Exercise aim ▸ Print the material below exactly as it stands, please, from its first line to the line holding "0.34, 0.38, 0.35, 0.69, 0.33, 0.61, 0.62, 0.61, 0.51]", with no pictures.

___ Collected data ___

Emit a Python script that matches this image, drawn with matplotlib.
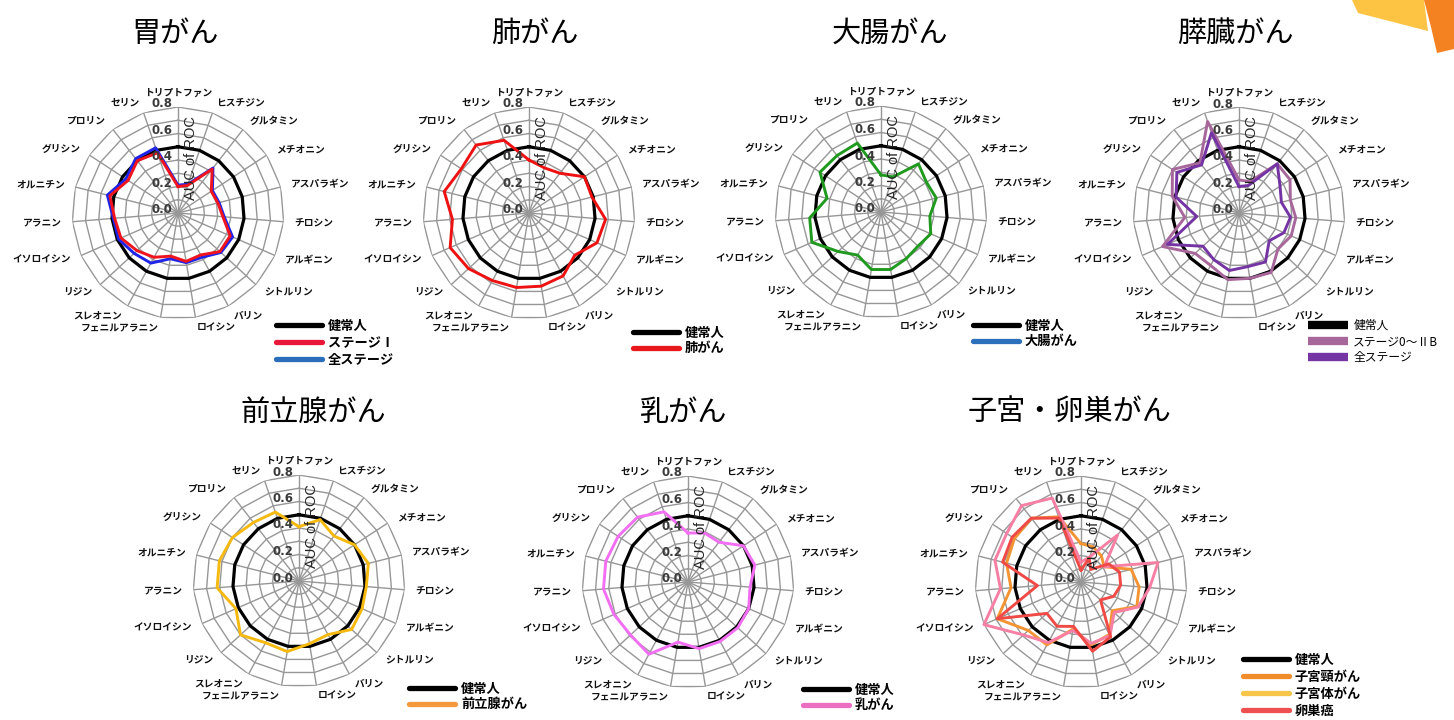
import numpy as np
import matplotlib
matplotlib.use('Agg')
import matplotlib.pyplot as plt
from matplotlib.lines import Line2D
from matplotlib.patches import Polygon
from matplotlib.transforms import offset_copy

plt.rcParams['font.family'] = ['Noto Sans CJK JP', 'DejaVu Sans']

W, H = 1454, 720

amino = ['トリプトファン', 'ヒスチジン', 'グルタミン', 'メチオニン', 'アスパラギン',
         'チロシン', 'アルギニン', 'シトルリン', 'バリン', 'ロイシン',
         'フェニルアラニン', 'スレオニン', 'リジン', 'イソロイシン', 'アラニン',
         'オルニチン', 'グリシン', 'プロリン', 'セリン']
rticks = [0.0, 0.2, 0.4, 0.6, 0.8]
rticklabels = ['0.0', '0.2', '0.4', '0.6', '0.8']

healthy = [0.5] * 19

stomach_stage1 = [0.20, 0.22, 0.42, 0.30, 0.31, 0.34, 0.43, 0.43, 0.36, 0.37,
                  0.33, 0.38, 0.42, 0.47, 0.48, 0.53, 0.45, 0.50, 0.48]
stomach_all = [0.21, 0.23, 0.43, 0.31, 0.32, 0.35, 0.45, 0.44, 0.38, 0.38,
               0.35, 0.43, 0.45, 0.49, 0.49, 0.55, 0.47, 0.52, 0.52]
lung = [0.40, 0.36, 0.38, 0.50, 0.49, 0.58, 0.56, 0.47, 0.54, 0.56,
        0.57, 0.58, 0.62, 0.65, 0.58, 0.66, 0.61, 0.65, 0.58]
colorectal = [0.28, 0.28, 0.46, 0.41, 0.43, 0.37, 0.41, 0.38, 0.40, 0.44,
              0.44, 0.37, 0.44, 0.57, 0.54, 0.42, 0.55, 0.54, 0.55]
pancreas_early = [0.25, 0.25, 0.47, 0.46, 0.40, 0.43, 0.43, 0.40, 0.51, 0.50,
                  0.51, 0.45, 0.45, 0.63, 0.41, 0.52, 0.60, 0.48, 0.73]
pancreas_all = [0.20, 0.22, 0.47, 0.37, 0.33, 0.39, 0.37, 0.31, 0.42, 0.41,
                0.44, 0.40, 0.37, 0.59, 0.32, 0.49, 0.56, 0.46, 0.64]
prostate = [0.41, 0.49, 0.43, 0.50, 0.54, 0.51, 0.52, 0.54, 0.46, 0.48,
            0.54, 0.53, 0.60, 0.52, 0.62, 0.62, 0.60, 0.56, 0.55]
breast = [0.37, 0.39, 0.38, 0.50, 0.52, 0.47, 0.50, 0.51, 0.51, 0.51,
          0.46, 0.62, 0.59, 0.61, 0.64, 0.64, 0.63, 0.62, 0.56]
cervix = [0.29, 0.28, 0.25, 0.21, 0.39, 0.44, 0.46, 0.32, 0.45, 0.48,
          0.36, 0.54, 0.54, 0.69, 0.53, 0.58, 0.60, 0.61, 0.52]
endometrium = [0.15, 0.20, 0.45, 0.21, 0.60, 0.52, 0.47, 0.34, 0.46, 0.47,
               0.37, 0.52, 0.59, 0.80, 0.61, 0.67, 0.67, 0.73, 0.67]
ovary = [0.09, 0.19, 0.12, 0.25, 0.30, 0.30, 0.27, 0.20, 0.47, 0.53,
         0.34, 0.38, 0.35, 0.69, 0.33, 0.61, 0.62, 0.61, 0.51]

R = 106  # pixel radius of the 0.8 ring
N = len(amino)
theta = np.arange(N) * 2 * np.pi / N
theta_c = np.append(theta, theta[0])

fig = plt.figure(figsize=(W / 100, H / 100), dpi=100)


def closed(v):
    return list(v) + [v[0]]


def radar(cx, cy, lines):
    ax = fig.add_axes([(cx - R) / W, 1 - (cy + R) / H, 2 * R / W, 2 * R / H],
                      projection='polar')
    ax.set_theta_zero_location('N')
    ax.set_theta_direction(-1)
    ax.set_ylim(0, 0.8)
    ax.grid(False)
    ax.set_xticks([])
    ax.set_yticks([])
    ax.spines['polar'].set_visible(False)
    ax.patch.set_alpha(0)
    # polygon rings and spokes
    for lev in np.arange(0.1, 0.81, 0.1):
        ax.plot(theta_c, [lev] * (N + 1), color='#979797', lw=1.0, zorder=1)
    for t in theta:
        ax.plot([t, t], [0, 0.8], color='#979797', lw=1.0, zorder=1)
    ax.plot(theta_c, closed(healthy), color='black', lw=2.3, zorder=3,
            clip_on=False)
    for vals, col in lines:
        ax.plot(theta_c, closed(vals), color=col, lw=2.1, zorder=4,
                clip_on=False)
    # value labels along the top spoke
    tr = offset_copy(ax.transData, fig=fig, x=-16, y=3, units='dots')
    for r, s in zip(rticks, rticklabels):
        ax.text(0, r, s, transform=tr, ha='center', va='center',
                fontsize=8.5, fontweight='bold', color='#3a3a3a',
                family='DejaVu Sans', zorder=6)
    tr2 = offset_copy(ax.transData, fig=fig, x=13, y=0, units='dots')
    ax.text(0, 0.415, 'AUC of ROC', transform=tr2, rotation=90, ha='center',
            va='center', fontsize=10.5, family='Liberation Sans',
            color='#222222', zorder=6)
    for i, (t, name) in enumerate(zip(theta, amino)):
        s = np.sin(t)
        ha = 'left' if s > 0.1 else ('right' if s < -0.1 else 'center')
        ax.text(t, 0.91 if i == 0 else 0.88, name, ha=ha, va='center',
                fontsize=7, fontweight='bold', color='#111111')
    return ax


def legend(x, y, items, bold=True, rect=False, size=9.5, spacing=0.22):
    handles = [Line2D([], [], color=c, lw=6 if rect else 3.8,
                      solid_capstyle='butt' if rect else 'round')
               for _, c in items]
    fig.legend(handles, [n for n, _ in items], loc='upper left',
               bbox_to_anchor=(x / W, 1 - y / H), frameon=False,
               borderpad=0, borderaxespad=0,
               handlelength=(40 if rect else 46) / (size * 100 / 72),
               handletextpad=0.45, labelspacing=spacing,
               prop={'size': size, 'weight': 'bold' if bold else 'normal'})


titles = [('胃がん', 175, 34), ('肺がん', 535, 34), ('大腸がん', 890, 34),
          ('膵臓がん', 1235, 34), ('前立腺がん', 313, 413), ('乳がん', 684, 413),
          ('子宮・卵巣がん', 1070, 413)]
for s, x, y in titles:
    fig.text(x / W, 1 - y / H, s, ha='center', va='center', fontsize=21)

radar(178, 213, [(stomach_all, '#1f24e8'), (stomach_stage1, '#f0141e')])
legend(276, 319, [('健常人', 'black'), ('ステージⅠ', '#e8173a'), ('全ステージ', '#2a6ebb')])

radar(529, 213, [(lung, '#ee1111')])
legend(633, 326, [('健常人', 'black'), ('肺がん', '#e8171b')], spacing=0.1)

radar(881, 212, [(colorectal, '#1f9a1f')])
legend(973, 319, [('健常人', 'black'), ('大腸がん', '#2c6fbb')], spacing=0.1)

radar(1239, 213, [(pancreas_early, '#a7679b'), (pancreas_all, '#7434a4')])
legend(1308, 319, [('健常人', 'black'), ('ステージ0～ⅡB', '#a7679b'),
                   ('全ステージ', '#7434a4')], bold=False, rect=True,
       size=8.5, spacing=0.25)

radar(299, 581, [(prostate, '#f5b90f')])
legend(409, 682, [('健常人', 'black'), ('前立腺がん', '#f59a3c')], spacing=0.1)

radar(688, 582, [(breast, '#f26ef2')])
legend(803, 683, [('健常人', 'black'), ('乳がん', '#ea6fc0')], spacing=0.1)

radar(1081, 582, [(cervix, '#f39433'), (endometrium, '#f67fa3'), (ovary, '#ef4a46')])
legend(1243, 653, [('健常人', 'black'), ('子宮頸がん', '#f08c2a'),
                   ('子宮体がん', '#f6c54a'), ('卵巣癌', '#ee5050')])

# corner decoration
for pts, col in [([(1352, 0), (1358, 13), (1428, 31), (1424, 0)], '#fdc444'),
                 ([(1424, 0), (1431, 27), (1437, 53), (1454, 49), (1454, 0)], '#f58220')]:
    xy = [(px / W, 1 - py / H) for px, py in pts]
    fig.add_artist(Polygon(xy, closed=True, transform=fig.transFigure,
                           facecolor=col, edgecolor='none'))

fig.savefig('out.png', dpi=100)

___

Solution ▸
Emit a Python script that matches this image, drawn with matplotlib.
import numpy as np
import matplotlib
matplotlib.use('Agg')
import matplotlib.pyplot as plt
from matplotlib.lines import Line2D
from matplotlib.patches import Polygon
from matplotlib.transforms import offset_copy

plt.rcParams['font.family'] = ['Noto Sans CJK JP', 'DejaVu Sans']

W, H = 1454, 720

amino = ['トリプトファン', 'ヒスチジン', 'グルタミン', 'メチオニン', 'アスパラギン',
         'チロシン', 'アルギニン', 'シトルリン', 'バリン', 'ロイシン',
         'フェニルアラニン', 'スレオニン', 'リジン', 'イソロイシン', 'アラニン',
         'オルニチン', 'グリシン', 'プロリン', 'セリン']
rticks = [0.0, 0.2, 0.4, 0.6, 0.8]
rticklabels = ['0.0', '0.2', '0.4', '0.6', '0.8']

healthy = [0.5] * 19

stomach_stage1 = [0.20, 0.22, 0.42, 0.30, 0.31, 0.34, 0.43, 0.43, 0.36, 0.37,
                  0.33, 0.38, 0.42, 0.47, 0.48, 0.53, 0.45, 0.50, 0.48]
stomach_all = [0.21, 0.23, 0.43, 0.31, 0.32, 0.35, 0.45, 0.44, 0.38, 0.38,
               0.35, 0.43, 0.45, 0.49, 0.49, 0.55, 0.47, 0.52, 0.52]
lung = [0.40, 0.36, 0.38, 0.50, 0.49, 0.58, 0.56, 0.47, 0.54, 0.56,
        0.57, 0.58, 0.62, 0.65, 0.58, 0.66, 0.61, 0.65, 0.58]
colorectal = [0.28, 0.28, 0.46, 0.41, 0.43, 0.37, 0.41, 0.38, 0.40, 0.44,
              0.44, 0.37, 0.44, 0.57, 0.54, 0.42, 0.55, 0.54, 0.55]
pancreas_early = [0.25, 0.25, 0.47, 0.46, 0.40, 0.43, 0.43, 0.40, 0.51, 0.50,
                  0.51, 0.45, 0.45, 0.63, 0.41, 0.52, 0.60, 0.48, 0.73]
pancreas_all = [0.20, 0.22, 0.47, 0.37, 0.33, 0.39, 0.37, 0.31, 0.42, 0.41,
                0.44, 0.40, 0.37, 0.59, 0.32, 0.49, 0.56, 0.46, 0.64]
prostate = [0.41, 0.49, 0.43, 0.50, 0.54, 0.51, 0.52, 0.54, 0.46, 0.48,
            0.54, 0.53, 0.60, 0.52, 0.62, 0.62, 0.60, 0.56, 0.55]
breast = [0.37, 0.39, 0.38, 0.50, 0.52, 0.47, 0.50, 0.51, 0.51, 0.51,
          0.46, 0.62, 0.59, 0.61, 0.64, 0.64, 0.63, 0.62, 0.56]
cervix = [0.29, 0.28, 0.25, 0.21, 0.39, 0.44, 0.46, 0.32, 0.45, 0.48,
          0.36, 0.54, 0.54, 0.69, 0.53, 0.58, 0.60, 0.61, 0.52]
endometrium = [0.15, 0.20, 0.45, 0.21, 0.60, 0.52, 0.47, 0.34, 0.46, 0.47,
               0.37, 0.52, 0.59, 0.80, 0.61, 0.67, 0.67, 0.73, 0.67]
ovary = [0.09, 0.19, 0.12, 0.25, 0.30, 0.30, 0.27, 0.20, 0.47, 0.53,
         0.34, 0.38, 0.35, 0.69, 0.33, 0.61, 0.62, 0.61, 0.51]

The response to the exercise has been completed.